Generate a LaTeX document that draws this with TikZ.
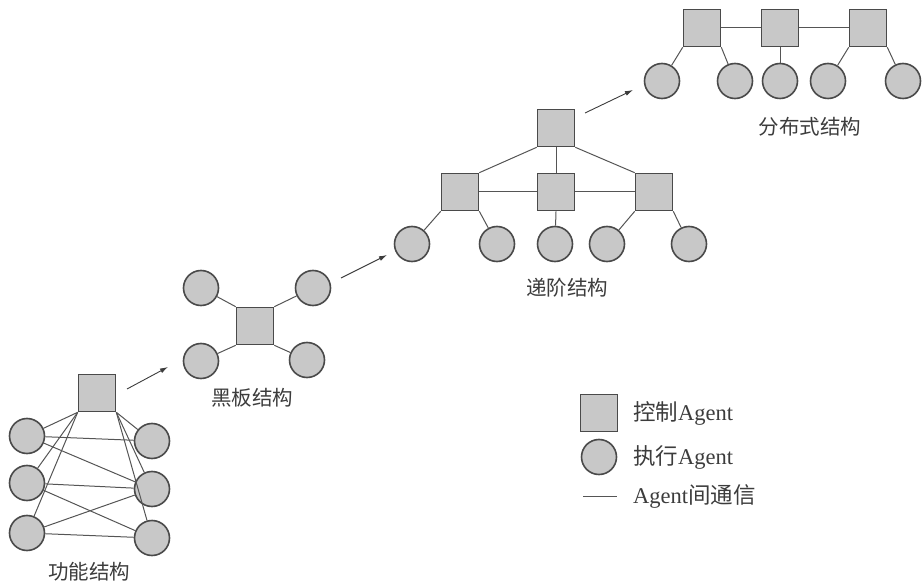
\documentclass[tikz,border=0pt]{standalone}
\usepackage{fontspec}
\usepackage{xcolor}
\usetikzlibrary{arrows.meta}
\setmainfont{Liberation Serif}
\newfontfamily\cjk{Noto Sans CJK SC}
\definecolor{boxfill}{HTML}{C8C8C8}
\definecolor{edgegray}{HTML}{4A4A4A}
\definecolor{linkgray}{HTML}{555555}
\definecolor{textgray}{HTML}{3C3C3C}

\begin{document}
\begin{tikzpicture}[x=1pt, y=-1pt,
    ctrl/.style={draw=edgegray, fill=boxfill, line width=1.6pt, minimum size=37pt, inner sep=0pt},
    exec/.style={circle, draw=edgegray, fill=boxfill, line width=1.6pt, minimum size=35pt, inner sep=0pt},
    link/.style={draw=linkgray, line width=1pt},
    step arrow/.style={draw=textgray, line width=0.9pt, -{Latex[length=8pt, width=5pt]}},
    caption/.style={text=textgray, font=\cjk\fontsize{20.5}{23}\selectfont},
    legend/.style={text=textgray, anchor=west, inner sep=0pt, font=\fontsize{22.5}{25}\selectfont}]
      \useasboundingbox (0, 0) rectangle (923, 585);
      % functional structure
      \node[ctrl] (f0) at (97, 393) {};
      \node[exec] (fl1) at (27, 436) {};
      \node[exec] (fl2) at (27, 483) {};
      \node[exec] (fl3) at (27, 533) {};
      \node[exec] (fr1) at (152, 441) {};
      \node[exec] (fr2) at (152, 489) {};
      \node[exec] (fr3) at (152, 538) {};
      \draw[link] (f0.south west) -- (fl1);
      \draw[link] (f0.south west) -- (fl2);
      \draw[link] (f0.south west) -- (fl3);
      \draw[link] (f0.south east) -- (fr1);
      \draw[link] (f0.south east) -- (fr2);
      \draw[link] (f0.south east) -- (fr3);
      \draw[link] (fl1) -- (fr1);
      \draw[link] (fl1) -- (fr2);
      \draw[link] (fl2) -- (fr2);
      \draw[link] (fl2) -- (fr3);
      \draw[link] (fl3) -- (fr2);
      \draw[link] (fl3) -- (fr3);
      \node[caption] (fcap) at (89, 572) {功能结构};
      % blackboard structure
      \node[ctrl] (b0) at (255, 326) {};
      \node[exec] (b1) at (201, 288) {};
      \node[exec] (b2) at (313, 288) {};
      \node[exec] (b3) at (201, 361) {};
      \node[exec] (b4) at (307, 360) {};
      \draw[link] (b0.north west) -- (b1);
      \draw[link] (b0.north east) -- (b2);
      \draw[link] (b0.south west) -- (b3);
      \draw[link] (b0.south east) -- (b4);
      \node[caption] (bcap) at (252, 398) {黑板结构};
      % hierarchical structure
      \node[ctrl] (h0) at (556, 128) {};
      \node[ctrl] (h1) at (460, 192) {};
      \node[ctrl] (h2) at (556, 192) {};
      \node[ctrl] (h3) at (654, 192) {};
      \node[exec] (hc1) at (412, 244) {};
      \node[exec] (hc2) at (497, 244) {};
      \node[exec] (hc3) at (555, 244) {};
      \node[exec] (hc4) at (607, 244) {};
      \node[exec] (hc5) at (689, 244) {};
      \draw[link] (h0.south west) -- (h1.north east);
      \draw[link] (h0.south) -- (h2.north);
      \draw[link] (h0.south east) -- (h3.north west);
      \draw[link] (h1.east) -- (h2.west);
      \draw[link] (h2.east) -- (h3.west);
      \draw[link] (h1.south west) -- (hc1);
      \draw[link] (h1.south east) -- (hc2);
      \draw[link] (h2.south) -- (hc3);
      \draw[link] (h3.south west) -- (hc4);
      \draw[link] (h3.south east) -- (hc5);
      \node[caption] (hcap) at (567, 288) {递阶结构};
      % distributed structure
      \node[ctrl] (d1) at (702, 28) {};
      \node[ctrl] (d2) at (780, 28) {};
      \node[ctrl] (d3) at (868, 28) {};
      \node[exec] (dc1) at (662, 81) {};
      \node[exec] (dc2) at (735, 81) {};
      \node[exec] (dc3) at (780, 81) {};
      \node[exec] (dc4) at (828, 81) {};
      \node[exec] (dc5) at (903, 81) {};
      \draw[link] (d1.east) -- (d2.west);
      \draw[link] (d2.east) -- (d3.west);
      \draw[link] (d1.south west) -- (dc1);
      \draw[link] (d1.south east) -- (dc2);
      \draw[link] (d2.south) -- (dc3);
      \draw[link] (d3.south west) -- (dc4);
      \draw[link] (d3.south east) -- (dc5);
      \node[caption] (dcap) at (810, 127) {分布式结构};
      % evolution arrows
      \coordinate (a1s) at (127, 389);
      \coordinate (a1e) at (168, 367);
      \coordinate (a2s) at (341, 278);
      \coordinate (a2e) at (387, 255);
      \coordinate (a3s) at (585, 113);
      \coordinate (a3e) at (633, 90);
      \draw[step arrow] (a1s) -- (a1e);
      \draw[step arrow] (a2s) -- (a2e);
      \draw[step arrow] (a3s) -- (a3e);
      % legend
      \node[ctrl] (kctrl) at (599, 413) {};
      \node[exec] (kexec) at (599, 457) {};
      \coordinate (kls) at (583, 496);
      \coordinate (kle) at (617, 496);
      \draw[link] (kls) -- (kle);
      \node[legend] (kctrltext) at (633, 413) {{\cjk 控制}Agent};
      \node[legend] (kexectext) at (633, 457) {{\cjk 执行}Agent};
      \node[legend] (klinktext) at (633, 496) {Agent{\cjk 间通信}};
\end{tikzpicture}
\end{document}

------

* _The task_
Return the full material word for word. Do not include the pictures.

* _Final answer_
Generate a LaTeX document that draws this with TikZ.
\documentclass[tikz,border=0pt]{standalone}
\usepackage{fontspec}
\usepackage{xcolor}
\usetikzlibrary{arrows.meta}
\setmainfont{Liberation Serif}
\newfontfamily\cjk{Noto Sans CJK SC}
\definecolor{boxfill}{HTML}{C8C8C8}
\definecolor{edgegray}{HTML}{4A4A4A}
\definecolor{linkgray}{HTML}{555555}
\definecolor{textgray}{HTML}{3C3C3C}

\begin{document}
\begin{tikzpicture}[x=1pt, y=-1pt,
    ctrl/.style={draw=edgegray, fill=boxfill, line width=1.6pt, minimum size=37pt, inner sep=0pt},
    exec/.style={circle, draw=edgegray, fill=boxfill, line width=1.6pt, minimum size=35pt, inner sep=0pt},
    link/.style={draw=linkgray, line width=1pt},
    step arrow/.style={draw=textgray, line width=0.9pt, -{Latex[length=8pt, width=5pt]}},
    caption/.style={text=textgray, font=\cjk\fontsize{20.5}{23}\selectfont},
    legend/.style={text=textgray, anchor=west, inner sep=0pt, font=\fontsize{22.5}{25}\selectfont}]
      \useasboundingbox (0, 0) rectangle (923, 585);
      % functional structure
      \node[ctrl] (f0) at (97, 393) {};
      \node[exec] (fl1) at (27, 436) {};
      \node[exec] (fl2) at (27, 483) {};
      \node[exec] (fl3) at (27, 533) {};
      \node[exec] (fr1) at (152, 441) {};
      \node[exec] (fr2) at (152, 489) {};
      \node[exec] (fr3) at (152, 538) {};
      \draw[link] (f0.south west) -- (fl1);
      \draw[link] (f0.south west) -- (fl2);
      \draw[link] (f0.south west) -- (fl3);
      \draw[link] (f0.south east) -- (fr1);
      \draw[link] (f0.south east) -- (fr2);
      \draw[link] (f0.south east) -- (fr3);
      \draw[link] (fl1) -- (fr1);
      \draw[link] (fl1) -- (fr2);
      \draw[link] (fl2) -- (fr2);
      \draw[link] (fl2) -- (fr3);
      \draw[link] (fl3) -- (fr2);
      \draw[link] (fl3) -- (fr3);
      \node[caption] (fcap) at (89, 572) {功能结构};
      % blackboard structure
      \node[ctrl] (b0) at (255, 326) {};
      \node[exec] (b1) at (201, 288) {};
      \node[exec] (b2) at (313, 288) {};
      \node[exec] (b3) at (201, 361) {};
      \node[exec] (b4) at (307, 360) {};
      \draw[link] (b0.north west) -- (b1);
      \draw[link] (b0.north east) -- (b2);
      \draw[link] (b0.south west) -- (b3);
      \draw[link] (b0.south east) -- (b4);
      \node[caption] (bcap) at (252, 398) {黑板结构};
      % hierarchical structure
      \node[ctrl] (h0) at (556, 128) {};
      \node[ctrl] (h1) at (460, 192) {};
      \node[ctrl] (h2) at (556, 192) {};
      \node[ctrl] (h3) at (654, 192) {};
      \node[exec] (hc1) at (412, 244) {};
      \node[exec] (hc2) at (497, 244) {};
      \node[exec] (hc3) at (555, 244) {};
      \node[exec] (hc4) at (607, 244) {};
      \node[exec] (hc5) at (689, 244) {};
      \draw[link] (h0.south west) -- (h1.north east);
      \draw[link] (h0.south) -- (h2.north);
      \draw[link] (h0.south east) -- (h3.north west);
      \draw[link] (h1.east) -- (h2.west);
      \draw[link] (h2.east) -- (h3.west);
      \draw[link] (h1.south west) -- (hc1);
      \draw[link] (h1.south east) -- (hc2);
      \draw[link] (h2.south) -- (hc3);
      \draw[link] (h3.south west) -- (hc4);
      \draw[link] (h3.south east) -- (hc5);
      \node[caption] (hcap) at (567, 288) {递阶结构};
      % distributed structure
      \node[ctrl] (d1) at (702, 28) {};
      \node[ctrl] (d2) at (780, 28) {};
      \node[ctrl] (d3) at (868, 28) {};
      \node[exec] (dc1) at (662, 81) {};
      \node[exec] (dc2) at (735, 81) {};
      \node[exec] (dc3) at (780, 81) {};
      \node[exec] (dc4) at (828, 81) {};
      \node[exec] (dc5) at (903, 81) {};
      \draw[link] (d1.east) -- (d2.west);
      \draw[link] (d2.east) -- (d3.west);
      \draw[link] (d1.south west) -- (dc1);
      \draw[link] (d1.south east) -- (dc2);
      \draw[link] (d2.south) -- (dc3);
      \draw[link] (d3.south west) -- (dc4);
      \draw[link] (d3.south east) -- (dc5);
      \node[caption] (dcap) at (810, 127) {分布式结构};
      % evolution arrows
      \coordinate (a1s) at (127, 389);
      \coordinate (a1e) at (168, 367);
      \coordinate (a2s) at (341, 278);
      \coordinate (a2e) at (387, 255);
      \coordinate (a3s) at (585, 113);
      \coordinate (a3e) at (633, 90);
      \draw[step arrow] (a1s) -- (a1e);
      \draw[step arrow] (a2s) -- (a2e);
      \draw[step arrow] (a3s) -- (a3e);
      % legend
      \node[ctrl] (kctrl) at (599, 413) {};
      \node[exec] (kexec) at (599, 457) {};
      \coordinate (kls) at (583, 496);
      \coordinate (kle) at (617, 496);
      \draw[link] (kls) -- (kle);
      \node[legend] (kctrltext) at (633, 413) {{\cjk 控制}Agent};
      \node[legend] (kexectext) at (633, 457) {{\cjk 执行}Agent};
      \node[legend] (klinktext) at (633, 496) {Agent{\cjk 间通信}};
\end{tikzpicture}
\end{document}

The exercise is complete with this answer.